Former Mexican cartel kingpin Ismael "El Mayo" Zambada is set to plead guilty next week in a drug trafficking case that accuses him of ordering torture, plotting murders and flooding the U.S. with cocaine, heroin and other illicit drugs.
A Brooklyn federal judge on Monday scheduled an Aug. 25 change of plea hearing for Zambada, a longtime leader of Mexico's Sinaloa cartel. The development comes two weeks after federal prosecutors said they wouldn't seek the death penalty against him.
Zambada, 77, pleaded not guilty last year to drug trafficking and related charges, including gun and money laundering offenses.
Under Zambada and co-founder Joaquín "El Chapo" Guzmán's leadership, prosecutors allege, the Sinaloa cartel evolved from a regional player into the largest drug trafficking organization in the world.
Judge Brian M. Cogan's order on Monday didn't provide details about Zambada's guilty plea and didn't list the charges he's expected to plead guilty to. The same judge sentenced Guzmán to life behind bars after he was convicted on drug trafficking charges in 2019.
Messages seeking comment were left for Zambada's lawyers. A spokesperson for the U.S. attorney's office in Brooklyn declined to comment.
Zambada was arrested in Texas last year after what he has described as a kidnapping in Mexico.
Sought by U.S. law enforcement for more than two decades, he was taken into custody after arriving in a private plane at a Texas airport with Guzmán's son, Joaquín Guzmán López. Guzmán López has pleaded not guilty to federal drug trafficking charges in Chicago; his brother, Ovidio Guzmán López, pleaded guilty last month.
Zambada has said he was kidnapped in Mexico and hauled to the U.S. by Guzmán López, whose lawyer denies those claims.

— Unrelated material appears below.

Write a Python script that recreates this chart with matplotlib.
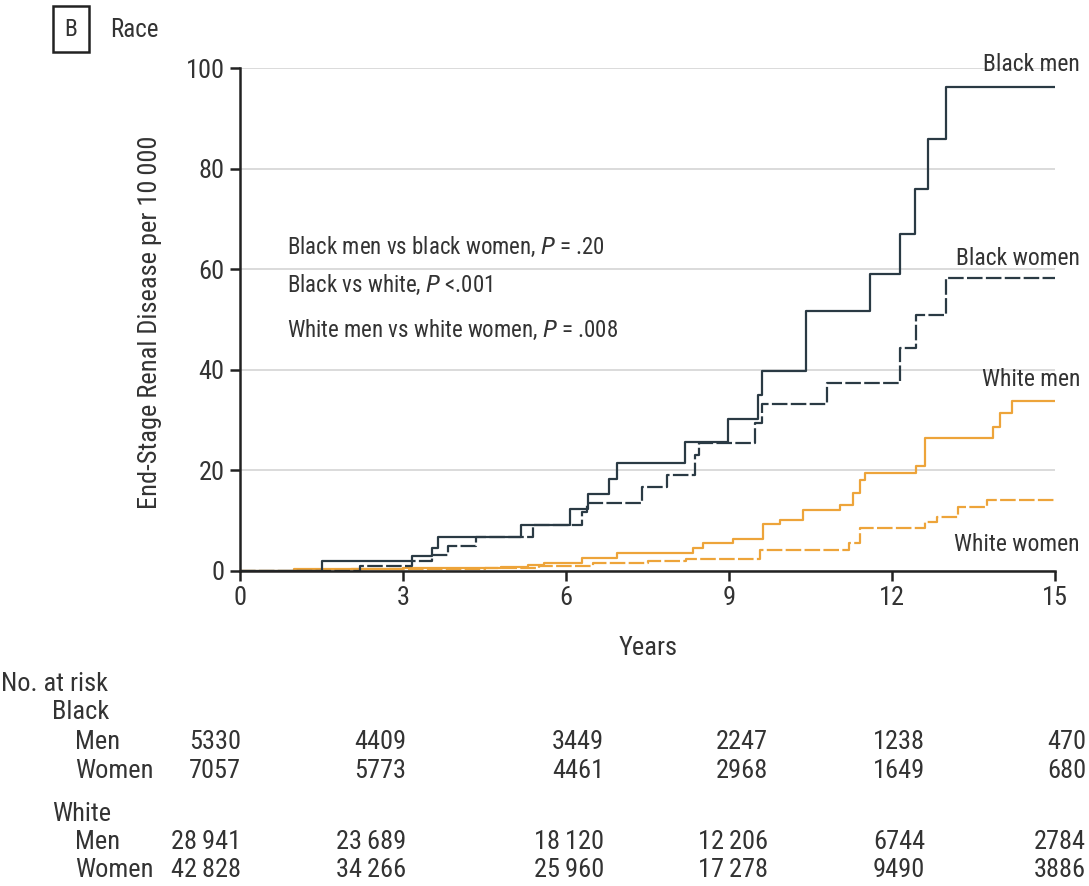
import matplotlib
matplotlib.use("Agg")
import matplotlib.pyplot as plt
import matplotlib.transforms as mtransforms

plt.rcParams['font.family'] = ['Liberation Sans Narrow', 'Roboto Condensed', 'DejaVu Sans']

# step curves (years, ESRD per 10 000)
bm_t = [0, 1.5, 3.17, 3.53, 3.65, 5.18, 6.07, 6.4, 6.8, 6.94, 8.19, 8.98, 9.53, 9.6, 10.42, 11.6, 12.15, 12.42, 12.67, 13.0, 15]
bm_v = [0, 2, 3, 4.5, 6.8, 9.1, 12.3, 15.3, 18.3, 21.5, 25.7, 30.2, 35, 39.8, 51.6, 59, 67, 76, 85.9, 96.3, 96.3]

bw_t = [0, 2.2, 3.17, 3.53, 3.83, 4.35, 5.4, 6.3, 6.38, 7.39, 7.85, 8.37, 8.45, 9.48, 9.6, 10.8, 12.15, 12.45, 13.0, 15]
bw_v = [0, 1, 2, 3.2, 5.0, 6.8, 9.1, 11.8, 13.6, 16.7, 19.1, 23, 25.4, 29.4, 33.2, 37.4, 44.3, 50.9, 58.2, 58.2]

wm_t = [0, 1.0, 3.0, 4.8, 5.3, 5.6, 6.3, 6.93, 8.34, 8.53, 9.08, 9.63, 9.94, 10.37, 11.05, 11.29, 11.41, 11.5, 12.45, 12.6, 13.86, 13.99, 14.2, 15]
wm_v = [0, 0.3, 0.5, 0.8, 1.2, 1.6, 2.6, 3.6, 4.5, 5.6, 6.3, 9.3, 10.1, 12.1, 13.1, 15.5, 18.1, 19.5, 20.9, 26.4, 28.7, 31.4, 33.7, 33.7]

ww_t = [0, 2.0, 4.5, 5.5, 6.5, 7.5, 8.2, 9.57, 11.2, 11.41, 12.6, 12.82, 13.22, 13.74, 15]
ww_v = [0, 0.3, 0.6, 1.0, 1.5, 1.9, 2.3, 4.2, 5.6, 8.5, 9.8, 10.8, 12.8, 14.1, 14.1]

series_labels = ['Black men', 'Black women', 'White men', 'White women']

# number at risk
risk_years = [0, 3, 6, 9, 12, 15]
risk_black_men = ['5330', '4409', '3449', '2247', '1238', '470']
risk_black_women = ['7057', '5773', '4461', '2968', '1649', '680']
risk_white_men = ['28\u2009941', '23\u2009689', '18\u2009120', '12\u2009206', '6744', '2784']
risk_white_women = ['42\u2009828', '34\u2009266', '25\u2009960', '17\u2009278', '9490', '3886']

DARK = '#2a3a44'
ORANGE = '#eda43a'
TXT = '#333333'

fig = plt.figure(figsize=(10.89, 8.86), dpi=100)
ax = fig.add_axes([240/1089, 1-571/886, 815/1089, 503/886])

ax.step(wm_t, wm_v, where='post', color=ORANGE, lw=1.6)
ax.step(ww_t, ww_v, where='post', color=ORANGE, lw=1.6, dashes=(7, 1.5))
ax.step(bw_t, bw_v, where='post', color=DARK, lw=1.6, dashes=(7, 1.5))
ax.step(bm_t, bm_v, where='post', color=DARK, lw=1.6)

ax.set_xlim(0, 15)
ax.set_ylim(0, 100)
ax.set_xticks(risk_years)
ax.set_yticks([0, 20, 40, 60, 80, 100])
ax.yaxis.grid(True, color='#d4d4d4', lw=1.2)
ax.set_axisbelow(True)
for s in ['top', 'right']:
    ax.spines[s].set_visible(False)
for s in ['left', 'bottom']:
    ax.spines[s].set_color('#222222')
    ax.spines[s].set_linewidth(1.8)
ax.tick_params(axis='both', length=7, width=1.8, color='#222222', labelsize=19, labelcolor=TXT, pad=4)

# curve labels
label_y = [100.6, 62.2, 38.0, 5.2]
for name, yy in zip(series_labels, label_y):
    ax.text(15.46, yy, name, ha='right', va='center', fontsize=17, color=TXT, clip_on=False)

# p values
ax.text(0.87, 64.4, 'Black men vs black women, $\\it{P}$ = .20', fontsize=16.5, color=TXT, va='center')
ax.text(0.87, 56.9, 'Black vs white, $\\it{P}$ <.001', fontsize=16.5, color=TXT, va='center')
ax.text(0.87, 47.9, 'White men vs white women, $\\it{P}$ = .008', fontsize=16.5, color=TXT, va='center')

fig.text(150/1089, 1-322/886, 'End-Stage Renal Disease per 10\u2009000', rotation=90,
         ha='center', va='center', fontsize=19, color=TXT)
fig.text(648/1089, 1-648/886, 'Years', ha='center', va='center', fontsize=19, color=TXT)

fig.text(71/1089, 1-29/886, 'B', ha='center', va='center', fontsize=17, color=TXT,
         bbox=dict(boxstyle='square,pad=0.5', fc='white', ec='#222222', lw=1.8))
fig.text(110/1089, 1-30/886, 'Race', ha='left', va='center', fontsize=18, color=TXT)

# no. at risk table
fig.text(1/1089, 1-684/886, 'No. at risk', ha='left', va='center', fontsize=19, color=TXT)
fig.text(52/1089, 1-712/886, 'Black', ha='left', va='center', fontsize=19, color=TXT)
fig.text(52/1089, 1-814/886, 'White', ha='left', va='center', fontsize=19, color=TXT)
row_names = ['Men', 'Women', 'Men', 'Women']
row_y = [742, 771, 842, 870]
rows = [risk_black_men, risk_black_women, risk_white_men, risk_white_women]
col_x = [0.02, 3.06, 6.70, 9.72, 12.61, 15.57]
trans = mtransforms.blended_transform_factory(ax.transData, fig.transFigure)
for name, yy, vals in zip(row_names, row_y, rows):
    fig.text(75/1089, 1-yy/886, name, ha='left', va='center', fontsize=19, color=TXT)
    for cx, v in zip(col_x, vals):
        ax.text(cx, 1-yy/886, v, transform=trans, ha='right', va='center',
                fontsize=19, color=TXT, clip_on=False)

fig.savefig('out.png', dpi=100)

According to prosecutors, Zambada presided over a vast and violent operation, with an arsenal of military-grade weapons, a private security force akin to an army, and a corps of "sicarios," or hitmen, who carried out assassinations, kidnappings and torture. Just months before his arrest, he ordered the murder of his own nephew, prosecutors said.
On Aug. 5, prosecutors told Cogan in a letter that Attorney General Pam Bondi had directed them not to pursue the death penalty for Zambada.

Following the July arrests and Zambada's allegations of kidnapping, horrific fighting erupted in Mexico between a cartel faction loyal to him and another tied to the "Chapitos," Guzmán's sons.
The Chapitos have used corkscrews, electrocution and hot chiles to torture their rivals while some of their victims were "fed dead or alive to tigers," according to an indictment released by the U.S. Justice Department.
In recent months, bodies have appeared across Sinaloa, often left slung out on the streets or in cars with either sombreros on their heads or pizza slices or boxes pegged onto them with knives. The pizzas and sombreros have become informal symbols for the warring cartel factions, underscoring the brutality of their warfare.
Last week, Mexico sent 26 high-ranking cartel figures to the United States in the latest major deal with the Trump administration as American authorities ratchet up pressure on criminal networks smuggling drugs across the border.
Those handed over to U.S. custody include Abigael González Valencia, a leader of "Los Cuinis," a group closely aligned with notorious cartel Jalisco New Generation, or CJNG. Another defendant, Roberto Salazar, is wanted in connection to the 2008 killing of a Los Angeles County sheriff's deputy. Other prominent figures have ties to the Sinaloa Cartel and other violent drug trafficking groups.
Earlier this month, Mr. Trump directed the military to target drug cartels in Latin America, a source familiar with the matter confirmed to CBS News. It's not clear if or when the military could take action.
Mexico's President Claudia Sheinbaum responded by saying there would be "no invasion of Mexico."